## DATA SECTION
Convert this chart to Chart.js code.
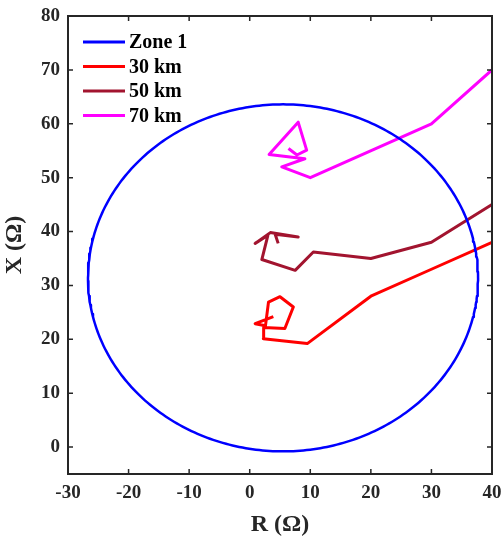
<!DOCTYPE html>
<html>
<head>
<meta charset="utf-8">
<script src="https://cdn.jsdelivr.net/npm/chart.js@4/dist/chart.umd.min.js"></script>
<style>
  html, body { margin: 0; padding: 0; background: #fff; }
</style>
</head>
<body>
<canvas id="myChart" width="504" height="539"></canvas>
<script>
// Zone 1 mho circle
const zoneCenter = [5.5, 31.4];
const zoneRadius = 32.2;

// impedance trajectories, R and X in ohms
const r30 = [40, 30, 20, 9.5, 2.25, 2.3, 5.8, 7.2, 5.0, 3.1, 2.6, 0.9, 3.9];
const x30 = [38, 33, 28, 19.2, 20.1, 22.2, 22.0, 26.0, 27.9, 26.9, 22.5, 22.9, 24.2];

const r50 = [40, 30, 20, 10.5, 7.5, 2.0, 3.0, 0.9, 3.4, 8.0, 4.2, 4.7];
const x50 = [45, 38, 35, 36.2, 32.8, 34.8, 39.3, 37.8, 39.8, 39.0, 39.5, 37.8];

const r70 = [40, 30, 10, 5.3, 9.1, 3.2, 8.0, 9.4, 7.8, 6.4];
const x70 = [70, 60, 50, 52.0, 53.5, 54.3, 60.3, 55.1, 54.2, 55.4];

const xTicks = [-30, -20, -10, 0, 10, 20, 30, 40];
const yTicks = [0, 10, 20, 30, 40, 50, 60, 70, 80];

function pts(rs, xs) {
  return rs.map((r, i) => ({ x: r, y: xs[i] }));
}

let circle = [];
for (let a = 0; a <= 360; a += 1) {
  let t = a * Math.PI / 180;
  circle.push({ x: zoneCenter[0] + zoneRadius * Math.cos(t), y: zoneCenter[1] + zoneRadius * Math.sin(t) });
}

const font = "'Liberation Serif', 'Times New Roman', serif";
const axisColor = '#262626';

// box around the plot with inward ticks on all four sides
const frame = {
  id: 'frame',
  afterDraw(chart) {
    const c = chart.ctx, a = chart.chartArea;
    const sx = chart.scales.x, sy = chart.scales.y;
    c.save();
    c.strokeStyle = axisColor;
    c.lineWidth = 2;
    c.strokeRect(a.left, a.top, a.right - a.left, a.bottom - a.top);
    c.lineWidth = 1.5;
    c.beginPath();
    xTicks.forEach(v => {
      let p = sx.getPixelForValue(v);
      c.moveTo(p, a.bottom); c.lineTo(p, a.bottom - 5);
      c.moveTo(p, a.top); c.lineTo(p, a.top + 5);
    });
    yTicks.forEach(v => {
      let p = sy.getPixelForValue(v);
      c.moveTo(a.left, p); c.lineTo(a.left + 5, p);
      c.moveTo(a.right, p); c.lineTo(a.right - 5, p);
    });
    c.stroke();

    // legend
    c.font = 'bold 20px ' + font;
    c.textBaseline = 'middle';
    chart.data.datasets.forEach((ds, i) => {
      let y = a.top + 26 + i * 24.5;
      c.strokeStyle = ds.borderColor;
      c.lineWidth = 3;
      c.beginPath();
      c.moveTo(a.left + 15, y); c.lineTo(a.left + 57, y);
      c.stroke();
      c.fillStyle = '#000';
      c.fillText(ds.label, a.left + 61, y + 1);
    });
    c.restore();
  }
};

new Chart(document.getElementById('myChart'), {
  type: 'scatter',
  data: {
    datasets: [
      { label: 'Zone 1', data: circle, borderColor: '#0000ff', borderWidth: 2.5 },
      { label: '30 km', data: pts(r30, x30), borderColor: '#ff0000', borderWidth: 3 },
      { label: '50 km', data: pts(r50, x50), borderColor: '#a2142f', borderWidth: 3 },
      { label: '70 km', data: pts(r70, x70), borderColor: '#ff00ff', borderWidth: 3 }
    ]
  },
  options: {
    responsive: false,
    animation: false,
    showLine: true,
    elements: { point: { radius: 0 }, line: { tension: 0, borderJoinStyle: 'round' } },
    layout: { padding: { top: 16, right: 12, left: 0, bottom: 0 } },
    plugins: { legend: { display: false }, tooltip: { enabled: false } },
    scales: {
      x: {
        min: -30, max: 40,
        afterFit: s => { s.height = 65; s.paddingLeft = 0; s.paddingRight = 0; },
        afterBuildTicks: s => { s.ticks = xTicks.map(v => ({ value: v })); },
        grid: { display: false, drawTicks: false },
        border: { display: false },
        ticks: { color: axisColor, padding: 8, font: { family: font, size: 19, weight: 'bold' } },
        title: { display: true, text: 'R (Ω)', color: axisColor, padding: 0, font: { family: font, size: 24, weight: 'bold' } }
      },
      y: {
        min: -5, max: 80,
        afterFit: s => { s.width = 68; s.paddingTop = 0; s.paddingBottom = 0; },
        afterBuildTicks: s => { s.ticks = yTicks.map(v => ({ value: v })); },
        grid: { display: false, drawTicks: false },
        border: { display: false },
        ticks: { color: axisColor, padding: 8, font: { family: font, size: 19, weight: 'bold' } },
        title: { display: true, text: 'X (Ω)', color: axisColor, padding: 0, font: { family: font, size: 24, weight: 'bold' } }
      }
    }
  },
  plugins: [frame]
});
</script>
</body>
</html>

## WHAT IS BEING ASKED
Do not include the images; transcribe the rest of the listing exactly.

## REPLY
Convert this chart to Chart.js code.
<!DOCTYPE html>
<html>
<head>
<meta charset="utf-8">
<script src="https://cdn.jsdelivr.net/npm/chart.js@4/dist/chart.umd.min.js"></script>
<style>
  html, body { margin: 0; padding: 0; background: #fff; }
</style>
</head>
<body>
<canvas id="myChart" width="504" height="539"></canvas>
<script>
// Zone 1 mho circle
const zoneCenter = [5.5, 31.4];
const zoneRadius = 32.2;

// impedance trajectories, R and X in ohms
const r30 = [40, 30, 20, 9.5, 2.25, 2.3, 5.8, 7.2, 5.0, 3.1, 2.6, 0.9, 3.9];
const x30 = [38, 33, 28, 19.2, 20.1, 22.2, 22.0, 26.0, 27.9, 26.9, 22.5, 22.9, 24.2];

const r50 = [40, 30, 20, 10.5, 7.5, 2.0, 3.0, 0.9, 3.4, 8.0, 4.2, 4.7];
const x50 = [45, 38, 35, 36.2, 32.8, 34.8, 39.3, 37.8, 39.8, 39.0, 39.5, 37.8];

const r70 = [40, 30, 10, 5.3, 9.1, 3.2, 8.0, 9.4, 7.8, 6.4];
const x70 = [70, 60, 50, 52.0, 53.5, 54.3, 60.3, 55.1, 54.2, 55.4];

const xTicks = [-30, -20, -10, 0, 10, 20, 30, 40];
const yTicks = [0, 10, 20, 30, 40, 50, 60, 70, 80];

function pts(rs, xs) {
  return rs.map((r, i) => ({ x: r, y: xs[i] }));
}

let circle = [];
for (let a = 0; a <= 360; a += 1) {
  let t = a * Math.PI / 180;
  circle.push({ x: zoneCenter[0] + zoneRadius * Math.cos(t), y: zoneCenter[1] + zoneRadius * Math.sin(t) });
}

const font = "'Liberation Serif', 'Times New Roman', serif";
const axisColor = '#262626';

// box around the plot with inward ticks on all four sides
const frame = {
  id: 'frame',
  afterDraw(chart) {
    const c = chart.ctx, a = chart.chartArea;
    const sx = chart.scales.x, sy = chart.scales.y;
    c.save();
    c.strokeStyle = axisColor;
    c.lineWidth = 2;
    c.strokeRect(a.left, a.top, a.right - a.left, a.bottom - a.top);
    c.lineWidth = 1.5;
    c.beginPath();
    xTicks.forEach(v => {
      let p = sx.getPixelForValue(v);
      c.moveTo(p, a.bottom); c.lineTo(p, a.bottom - 5);
      c.moveTo(p, a.top); c.lineTo(p, a.top + 5);
    });
    yTicks.forEach(v => {
      let p = sy.getPixelForValue(v);
      c.moveTo(a.left, p); c.lineTo(a.left + 5, p);
      c.moveTo(a.right, p); c.lineTo(a.right - 5, p);
    });
    c.stroke();

    // legend
    c.font = 'bold 20px ' + font;
    c.textBaseline = 'middle';
    chart.data.datasets.forEach((ds, i) => {
      let y = a.top + 26 + i * 24.5;
      c.strokeStyle = ds.borderColor;
      c.lineWidth = 3;
      c.beginPath();
      c.moveTo(a.left + 15, y); c.lineTo(a.left + 57, y);
      c.stroke();
      c.fillStyle = '#000';
      c.fillText(ds.label, a.left + 61, y + 1);
    });
    c.restore();
  }
};

new Chart(document.getElementById('myChart'), {
  type: 'scatter',
  data: {
    datasets: [
      { label: 'Zone 1', data: circle, borderColor: '#0000ff', borderWidth: 2.5 },
      { label: '30 km', data: pts(r30, x30), borderColor: '#ff0000', borderWidth: 3 },
      { label: '50 km', data: pts(r50, x50), borderColor: '#a2142f', borderWidth: 3 },
      { label: '70 km', data: pts(r70, x70), borderColor: '#ff00ff', borderWidth: 3 }
    ]
  },
  options: {
    responsive: false,
    animation: false,
    showLine: true,
    elements: { point: { radius: 0 }, line: { tension: 0, borderJoinStyle: 'round' } },
    layout: { padding: { top: 16, right: 12, left: 0, bottom: 0 } },
    plugins: { legend: { display: false }, tooltip: { enabled: false } },
    scales: {
      x: {
        min: -30, max: 40,
        afterFit: s => { s.height = 65; s.paddingLeft = 0; s.paddingRight = 0; },
        afterBuildTicks: s => { s.ticks = xTicks.map(v => ({ value: v })); },
        grid: { display: false, drawTicks: false },
        border: { display: false },
        ticks: { color: axisColor, padding: 8, font: { family: font, size: 19, weight: 'bold' } },
        title: { display: true, text: 'R (Ω)', color: axisColor, padding: 0, font: { family: font, size: 24, weight: 'bold' } }
      },
      y: {
        min: -5, max: 80,
        afterFit: s => { s.width = 68; s.paddingTop = 0; s.paddingBottom = 0; },
        afterBuildTicks: s => { s.ticks = yTicks.map(v => ({ value: v })); },
        grid: { display: false, drawTicks: false },
        border: { display: false },
        ticks: { color: axisColor, padding: 8, font: { family: font, size: 19, weight: 'bold' } },
        title: { display: true, text: 'X (Ω)', color: axisColor, padding: 0, font: { family: font, size: 24, weight: 'bold' } }
      }
    }
  },
  plugins: [frame]
});
</script>
</body>
</html>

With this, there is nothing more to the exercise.